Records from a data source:
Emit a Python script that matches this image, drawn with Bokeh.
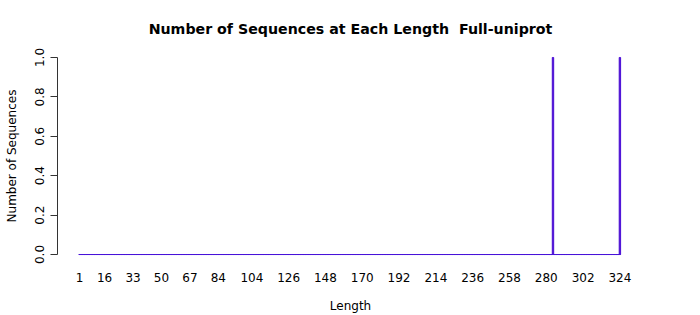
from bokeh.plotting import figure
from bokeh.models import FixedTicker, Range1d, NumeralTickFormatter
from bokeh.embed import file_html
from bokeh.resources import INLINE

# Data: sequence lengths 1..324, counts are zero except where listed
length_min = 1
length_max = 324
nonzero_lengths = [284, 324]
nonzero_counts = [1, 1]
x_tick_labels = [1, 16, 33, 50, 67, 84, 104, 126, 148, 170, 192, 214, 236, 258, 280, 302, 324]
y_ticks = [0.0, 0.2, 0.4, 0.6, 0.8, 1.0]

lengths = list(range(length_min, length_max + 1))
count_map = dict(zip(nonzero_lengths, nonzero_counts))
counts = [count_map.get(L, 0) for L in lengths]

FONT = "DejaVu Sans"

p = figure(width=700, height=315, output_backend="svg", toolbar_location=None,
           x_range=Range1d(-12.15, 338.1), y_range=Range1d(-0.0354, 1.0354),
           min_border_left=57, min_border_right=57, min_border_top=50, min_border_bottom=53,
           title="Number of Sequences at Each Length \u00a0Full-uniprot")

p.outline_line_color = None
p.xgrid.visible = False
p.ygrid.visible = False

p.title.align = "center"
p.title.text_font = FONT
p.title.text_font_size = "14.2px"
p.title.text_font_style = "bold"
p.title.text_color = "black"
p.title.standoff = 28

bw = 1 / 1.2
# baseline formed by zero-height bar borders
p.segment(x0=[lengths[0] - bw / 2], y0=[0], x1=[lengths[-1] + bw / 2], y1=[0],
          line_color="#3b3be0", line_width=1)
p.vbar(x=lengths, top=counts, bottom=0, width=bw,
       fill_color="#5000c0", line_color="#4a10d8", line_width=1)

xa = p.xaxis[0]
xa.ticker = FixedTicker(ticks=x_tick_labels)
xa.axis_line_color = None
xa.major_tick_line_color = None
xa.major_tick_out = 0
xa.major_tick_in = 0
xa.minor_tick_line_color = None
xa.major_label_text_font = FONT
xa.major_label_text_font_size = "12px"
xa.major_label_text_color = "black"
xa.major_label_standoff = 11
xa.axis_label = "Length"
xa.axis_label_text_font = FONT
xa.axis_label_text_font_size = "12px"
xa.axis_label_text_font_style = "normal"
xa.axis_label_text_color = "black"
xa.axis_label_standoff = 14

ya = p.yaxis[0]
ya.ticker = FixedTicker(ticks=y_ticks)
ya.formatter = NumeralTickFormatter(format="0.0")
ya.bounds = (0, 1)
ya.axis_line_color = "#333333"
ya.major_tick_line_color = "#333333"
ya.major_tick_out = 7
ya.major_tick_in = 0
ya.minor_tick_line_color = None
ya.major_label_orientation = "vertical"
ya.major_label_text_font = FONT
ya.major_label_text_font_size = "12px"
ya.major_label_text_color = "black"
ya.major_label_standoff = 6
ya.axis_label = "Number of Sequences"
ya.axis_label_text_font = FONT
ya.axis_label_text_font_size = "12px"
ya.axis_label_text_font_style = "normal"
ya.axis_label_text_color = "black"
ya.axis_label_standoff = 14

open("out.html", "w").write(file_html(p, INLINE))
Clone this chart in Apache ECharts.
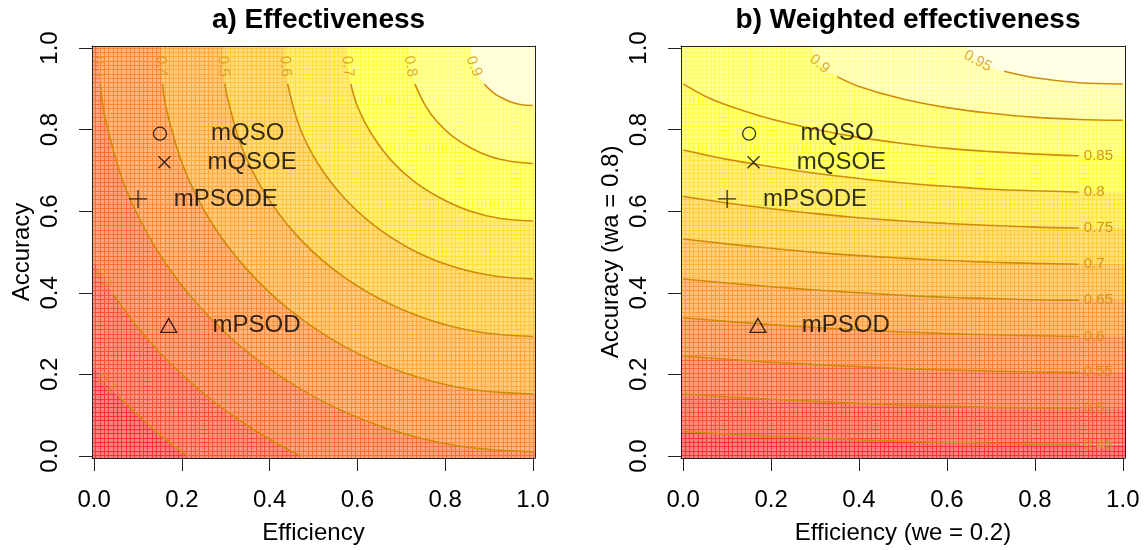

Set problem: Repeat the data exactly, without the pictures.

Exercise answer:
Emit a Python script that matches this image, drawn with Bokeh.
from bokeh.plotting import figure
from bokeh.models import FixedTicker, Range1d, NumeralTickFormatter
from bokeh.embed import file_html
from bokeh.resources import INLINE

# Data: sequence lengths 1..324, counts are zero except where listed
length_min = 1
length_max = 324
nonzero_lengths = [284, 324]
nonzero_counts = [1, 1]
x_tick_labels = [1, 16, 33, 50, 67, 84, 104, 126, 148, 170, 192, 214, 236, 258, 280, 302, 324]
y_ticks = [0.0, 0.2, 0.4, 0.6, 0.8, 1.0]

lengths = list(range(length_min, length_max + 1))
count_map = dict(zip(nonzero_lengths, nonzero_counts))
counts = [count_map.get(L, 0) for L in lengths]

FONT = "DejaVu Sans"

p = figure(width=700, height=315, output_backend="svg", toolbar_location=None,
           x_range=Range1d(-12.15, 338.1), y_range=Range1d(-0.0354, 1.0354),
           min_border_left=57, min_border_right=57, min_border_top=50, min_border_bottom=53,
           title="Number of Sequences at Each Length \u00a0Full-uniprot")

p.outline_line_color = None
p.xgrid.visible = False
p.ygrid.visible = False

p.title.align = "center"
p.title.text_font = FONT
p.title.text_font_size = "14.2px"
p.title.text_font_style = "bold"
p.title.text_color = "black"
p.title.standoff = 28

bw = 1 / 1.2
# baseline formed by zero-height bar borders
p.segment(x0=[lengths[0] - bw / 2], y0=[0], x1=[lengths[-1] + bw / 2], y1=[0],
          line_color="#3b3be0", line_width=1)
p.vbar(x=lengths, top=counts, bottom=0, width=bw,
       fill_color="#5000c0", line_color="#4a10d8", line_width=1)

xa = p.xaxis[0]
xa.ticker = FixedTicker(ticks=x_tick_labels)
xa.axis_line_color = None
xa.major_tick_line_color = None
xa.major_tick_out = 0
xa.major_tick_in = 0
xa.minor_tick_line_color = None
xa.major_label_text_font = FONT
xa.major_label_text_font_size = "12px"
xa.major_label_text_color = "black"
xa.major_label_standoff = 11
xa.axis_label = "Length"
xa.axis_label_text_font = FONT
xa.axis_label_text_font_size = "12px"
xa.axis_label_text_font_style = "normal"
xa.axis_label_text_color = "black"
xa.axis_label_standoff = 14

ya = p.yaxis[0]
ya.ticker = FixedTicker(ticks=y_ticks)
ya.formatter = NumeralTickFormatter(format="0.0")
ya.bounds = (0, 1)
ya.axis_line_color = "#333333"
ya.major_tick_line_color = "#333333"
ya.major_tick_out = 7
ya.major_tick_in = 0
ya.minor_tick_line_color = None
ya.major_label_orientation = "vertical"
ya.major_label_text_font = FONT
ya.major_label_text_font_size = "12px"
ya.major_label_text_color = "black"
ya.major_label_standoff = 6
ya.axis_label = "Number of Sequences"
ya.axis_label_text_font = FONT
ya.axis_label_text_font_size = "12px"
ya.axis_label_text_font_style = "normal"
ya.axis_label_text_color = "black"
ya.axis_label_standoff = 14

open("out.html", "w").write(file_html(p, INLINE))
Clone this chart in Apache ECharts.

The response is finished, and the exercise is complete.